Mine usually takes 2 days to kick in!


----------



## empzb (Jan 8, 2006)

haha yeah, thought I had done enough on the food front to negate the doms.

Nice weekend - diet has been a bit sh*te today with a lot of shakes but no crazy late nights, well 1am ish on Friday and Saturday. Not had shisha for 3 days straight. No withdraw symptons :lol:

Can't remember what I ate Friday, it was quite good though, one meal was a curry 

Yesterday - woke up 8:30, had a shake at 9:15.

11:30am - cheese sarnie

14:00pm - half chicken - 2 breasts + rice

16:00pm - shake

18:30pm - 300g chicken and rice + reggae reggae

21:00pm - chicken wrap

Today:

9:30 am woke up, 10:00am - shake

12:30pm - chicken roast dinner

16:00pm - shake

18:00pm - shake

19:45pm - chicken and rice

22:00pm - shake

Hit bis, back, shoulders today/

*Alternating curls*

14kg x 8

14kg x 6 then 12kg x 2

12kg x 6

*DB Shoulder press*

16kg x 10

18kg x 7

18kg x 6

16kg x 4

*Deads*

50kg + bar x 10

100kg + bar x 4.2 (lifted but that was it :lol: ) PB anyway

100kg + bar x 2

70kg + bar x 9

*Iso Lat Pulldown*

20kg x 8

40kg x 8

60kg x 5

*Shoulder Press Machine*

40kg x 8

40kg x 4

35kg x 5

Had a haircut, and it made me look much bigger haha, illusions are great. also stumbled across some pics of when I was 17/18 posing topless for the misses thinking I had a good body. Shocking :lol:

Going to build up the deadlift weights next time as looking back, doing a 80kg before the 100kg appears I could lift a bit more, and 70kg on my final set was too easy still. Should have done more looking back, but it was fvcking freezing in the garden!


----------



## lolik (Apr 24, 2010)

good luck mate keep us updated


----------



## empzb (Jan 8, 2006)

Had a day off yesterday, ate well, aside from KFC at lunch and a lot of cakes. Bit bloated on the evening.

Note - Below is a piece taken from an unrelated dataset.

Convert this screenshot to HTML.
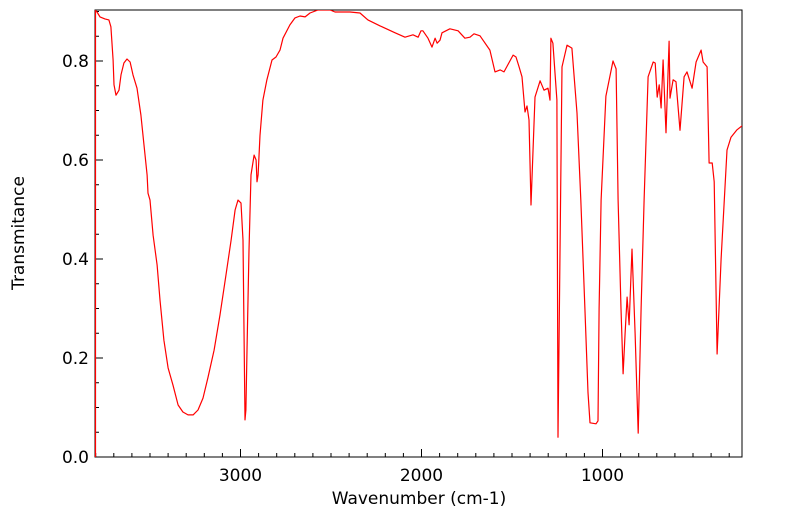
<!DOCTYPE html>
<html><head><meta charset="utf-8"><style>
html,body{margin:0;padding:0;background:#fff;}
svg{display:block;font-family:"DejaVu Sans","Liberation Sans",sans-serif;}
</style></head><body>
<svg id="chart" width="799" height="516" viewBox="0 0 799 516" xmlns="http://www.w3.org/2000/svg">
<g id="axes"></g>
<g id="series"></g>
<text x="419" y="504" font-size="17" text-anchor="middle">Wavenumber (cm-1)</text>
<text x="0" y="0" font-size="17" text-anchor="middle" transform="translate(24,233) rotate(-90)">Transmitance</text>
</svg>
<script>
const wavenumbers = [3804,3793,3776,3749,3727,3716,3704,3699,3688,3671,3660,3644,3627,3610,3594,3572,3550,3533,3516,3511,3500,3483,3461,3445,3423,3400,3373,3345,3318,3290,3262,3235,3207,3180,3146,3113,3080,3052,3030,3014,2997,2986,2975,2970,2964,2953,2942,2925,2914,2909,2903,2892,2876,2854,2826,2804,2782,2765,2727,2699,2671,2643,2616,2572,2505,2478,2395,2340,2296,2229,2146,2091,2047,2019,2003,1992,1964,1942,1925,1914,1898,1887,1843,1798,1760,1732,1710,1677,1622,1594,1566,1544,1494,1478,1461,1445,1428,1417,1406,1395,1373,1345,1323,1301,1290,1285,1274,1252,1246,1224,1196,1169,1141,1120,1097,1080,1069,1036,1025,1019,1008,981,942,925,914,898,886,875,864,853,837,820,803,787,770,748,720,709,698,687,676,665,649,632,627,610,594,572,549,533,505,483,455,444,422,411,394,383,367,345,312,290,257,229];
const transmittance = [0.903,0.899,0.889,0.885,0.883,0.869,0.802,0.752,0.731,0.741,0.772,0.796,0.804,0.798,0.772,0.745,0.691,0.630,0.570,0.533,0.519,0.448,0.388,0.317,0.236,0.180,0.145,0.105,0.091,0.085,0.085,0.095,0.119,0.160,0.216,0.287,0.368,0.438,0.499,0.519,0.513,0.438,0.075,0.095,0.216,0.418,0.570,0.610,0.600,0.556,0.570,0.650,0.721,0.762,0.802,0.808,0.822,0.846,0.873,0.887,0.891,0.889,0.897,0.903,0.903,0.899,0.899,0.897,0.883,0.871,0.857,0.848,0.853,0.848,0.861,0.861,0.846,0.828,0.846,0.836,0.842,0.857,0.865,0.861,0.846,0.848,0.855,0.851,0.822,0.778,0.782,0.778,0.812,0.808,0.788,0.768,0.697,0.709,0.681,0.509,0.727,0.760,0.741,0.745,0.721,0.846,0.836,0.721,0.040,0.788,0.832,0.826,0.695,0.520,0.300,0.130,0.069,0.067,0.073,0.300,0.519,0.729,0.800,0.784,0.519,0.300,0.168,0.250,0.323,0.267,0.420,0.250,0.048,0.300,0.519,0.768,0.798,0.796,0.727,0.752,0.705,0.802,0.655,0.840,0.725,0.762,0.758,0.660,0.768,0.778,0.745,0.798,0.822,0.798,0.788,0.594,0.594,0.556,0.208,0.400,0.620,0.646,0.661,0.669];
const xTicks = [3000,2000,1000];
const yTicks = [0.0,0.2,0.4,0.6,0.8];
const yTickLabels = ["0.0","0.2","0.4","0.6","0.8"];

const L=95,R=742,T=10,B=457;
const X=w=>240.5+(3000-w)*0.181;
const Y=v=>B-v*495;
const NS="http://www.w3.org/2000/svg";
function mk(tag,attrs,parent){const e=document.createElementNS(NS,tag);for(const k in attrs)e.setAttribute(k,attrs[k]);parent.appendChild(e);return e;}
const ax=document.getElementById('axes');
const ser=document.getElementById('series');

const defs=mk('defs',{},document.getElementById('chart'));
const cp=mk('clipPath',{id:'clip'},defs);
mk('rect',{x:L,y:T,width:R-L,height:B-T},cp);

for(let w=300;w<=3800;w+=100){
  const x=X(w); if(x<L||x>R) continue;
  const major=w%1000===0;
  const t=mk('line',{x1:x,x2:x,y1:B,y2:B-(major?8:4),stroke:'#000','stroke-width':1},ax);
  
  
}
xTicks.forEach(w=>{
  const t=mk('text',{x:X(w),y:481,'font-size':17,'text-anchor':'middle'},ax);
  t.textContent=String(w);
  
  
});
for(let i=0;i<=18;i++){
  const v=i*0.05; const y=Y(v); if(y<T) continue;
  const major=i%4===0;
  const t=mk('line',{x1:L,x2:L+(major?8:4),y1:y,y2:y,stroke:'#000','stroke-width':1},ax);
  
  
}
yTicks.forEach((v,i)=>{
  const t=mk('text',{x:89,y:Y(v)+6,'font-size':17,'text-anchor':'end'},ax);
  t.textContent=yTickLabels[i];
  
  
});

let d='';
wavenumbers.forEach((w,i)=>{d+=(i?'L':'M')+X(w).toFixed(1)+','+Y(transmittance[i]).toFixed(1);});
const p=mk('path',{d:d,fill:'none',stroke:'#ff0000','stroke-width':1.2,'clip-path':'url(#clip)','stroke-linejoin':'round'},ser);


const edge=mk('line',{x1:L+0.5,x2:L+0.5,y1:T,y2:B,stroke:'#ff0000','stroke-width':1.2},ser);



const frame=mk('rect',{x:L,y:T,width:R-L,height:B-T,fill:'none',stroke:'#000','stroke-width':1},ax);


</script>
</body></html>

7:45am - shake no creatine or glutamine

9.00am - yougurt + 80g nuts + banana

10:15am - cheese sarnie

12:00pm - 20g nuts + cakes

13:30pm - KFC boneless baquet

16:00pm - shake

19:00pm - chicken breast + rice

23:00pm - shake

bed at midnight.

feeling generally run down just through work etc. Might hit gym tonight but motivation was not there to wake up this morning!

4 days clean from Shisha though!  it's a start. Got a big weekend lined up starting Friday night. Might not bother with Sat night yet as need to drive to London Sunday but will see.

GF is ill so having to look after her as well.


----------



## empzb (Jan 8, 2006)

Coming on. Weights have shot up. Size in the mirror is looking good. Feel like my wrists have got smaller (watch is looser than usual). Took a picture of my back the other night and it looked nice and thick. Without the bloat and a strong tense abs, definition etc. Will try grab some up date pics this week as the first ones were cr*p. Will probably measure at night when I take sizes instead just as I am more awake. Can't believe it's been a month already!


----------



## steelicarus (Jul 24, 2011)

another natty checking in here, will keep an eye on this *subbed


----------



## empzb (Jan 8, 2006)

Nice one mate, will try keep it interesting, relevant and detailed / updated. Pics in the next few days. Diet today has been ruined.

7:50am - shake no glut & creatine

9:30am - banana + couple handfuls of cashews

11:00am - turkey sarnie + mccoys crisps.

14:30pm - 2 chicken breasts + reggae sauce

16:30pm - shake + nuts

18:30/19:00pm - will try get something decent - not sure yet though - no gym tonight that's for sure.

23:00pm - shake & sleep.


----------



## empzb (Jan 8, 2006)

Well last night managed to grab a steak and rice for dinner at 7:30 - was a gorgeous piece of rib eye. Got to sleep at about 10 as well so had a much needed 9 hours. Woke up refreshed and strangely felt a little pumped :S

Today going to hit the gym, will either be legs, or chest. Probably do chest today and legs tomorrow.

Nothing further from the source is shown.